OUYA may be pitched as a home console, but when it comes to product cycles, the company is following the lead of mobile device manufacturers. OUYA CEO Julie Uhrman sat down with Engadget recently, where she offered some choice quotes on topics ranging from games to hardware strategy.
First off, Uhrman talks up her company's plans for successors to the Tegra 3-powered, Android-running OUYA console. "Our strategy is very much similar to the mobile strategy [...] There will be a new OUYA every year. There will be an OUYA 2 and an OUYA 3."
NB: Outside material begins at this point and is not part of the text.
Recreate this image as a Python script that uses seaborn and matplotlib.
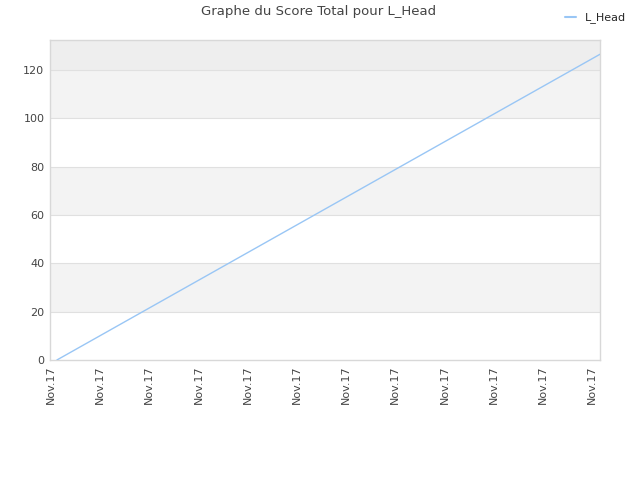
import matplotlib
matplotlib.use("Agg")
import matplotlib.pyplot as plt
import seaborn as sns
import pandas as pd

# Data
x_pos = [0.12, 11.16]
scores = [0.0, 126.5]
tick_pos = list(range(12))
tick_labels = ["Nov.17"] * 12
y_ticks = [0, 20, 40, 60, 80, 100, 120]
series_name = "L_Head"
title = "Graphe du Score Total pour L_Head"

sns.set_theme(style="white")
plt.rcParams['font.family'] = ['DejaVu Sans']

fig = plt.figure(figsize=(6.4, 4.8), dpi=100)
ax = fig.add_axes([50/640, 120/480, 550/640, 320/480])

ymax = 132.4
# background bands
bands = [(20, 40, "#f3f3f3"), (60, 80, "#f3f3f3"), (100, 120, "#f3f3f3"), (120, ymax, "#eeeeee")]
for lo, hi, c in bands:
    ax.axhspan(lo, hi, color=c, zorder=0, lw=0)
for yt in y_ticks[1:]:
    ax.axhline(yt, color="#e0e0e0", lw=0.8, zorder=1)

df = pd.DataFrame({"x": x_pos, "score": scores, "serie": series_name})
sns.lineplot(data=df, x="x", y="score", hue="serie", palette=["#99c6f5"], lw=1, ax=ax, legend=False, zorder=3)

ax.set_xlim(-0.02, 11.16)
ax.set_ylim(0, ymax)
ax.set_xticks(tick_pos)
ax.set_xticklabels(tick_labels, rotation=90, fontsize=8, color="#444444")
ax.set_yticks(y_ticks)
ax.set_yticklabels([str(v) for v in y_ticks], fontsize=8, color="#444444")
ax.tick_params(axis="both", length=0, pad=4)
ax.set_xlabel("")
ax.set_ylabel("")
for s in ax.spines.values():
    s.set_color("#d8d8d8")
    s.set_linewidth(1)

fig.text(0.497, 0.99, title, ha="center", va="top", fontsize=9.5, color="#444444")
fig.legend(handles=[plt.Line2D([], [], color="#99c6f5", lw=1.5)], labels=[series_name],
           loc="upper right", bbox_to_anchor=(0.994, 0.995), frameon=False, fontsize=8,
           handlelength=1.0, handletextpad=0.8)

fig.savefig("out.png", dpi=100)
Uhrman also seems open to tweaking the box's hardware to get gamers the best bang for their buck. This includes "better, faster processors," and more flash storage, if possible. Despite possible changes in hardware, the OUYA CEO reassures that compatibility won't be an issue. Backwards compatibility will apparently be baked in, something we're sure the Android platform will help out with to some extent. She was also quick to dismiss any fears about games being tied directly to hardware. Instead, an accounts system similar to Steam and Google Play will be employed.
On the subject of hardware, Uhrman says her team is working flat-out with chipmaker NVIDIA to get the best performance possible out of the console's Tegra 3 CPU. As the OUYA doesn't use a battery and features active cooling, the power constraints of mobile devices don't apply. As such, the company's promising "the best Tegra 3 device on the market."
OUYA development kits went out to devs earlier in the year. Kickstarter backers should get the console in March, ahead of a general launch in June. The device will cost $100.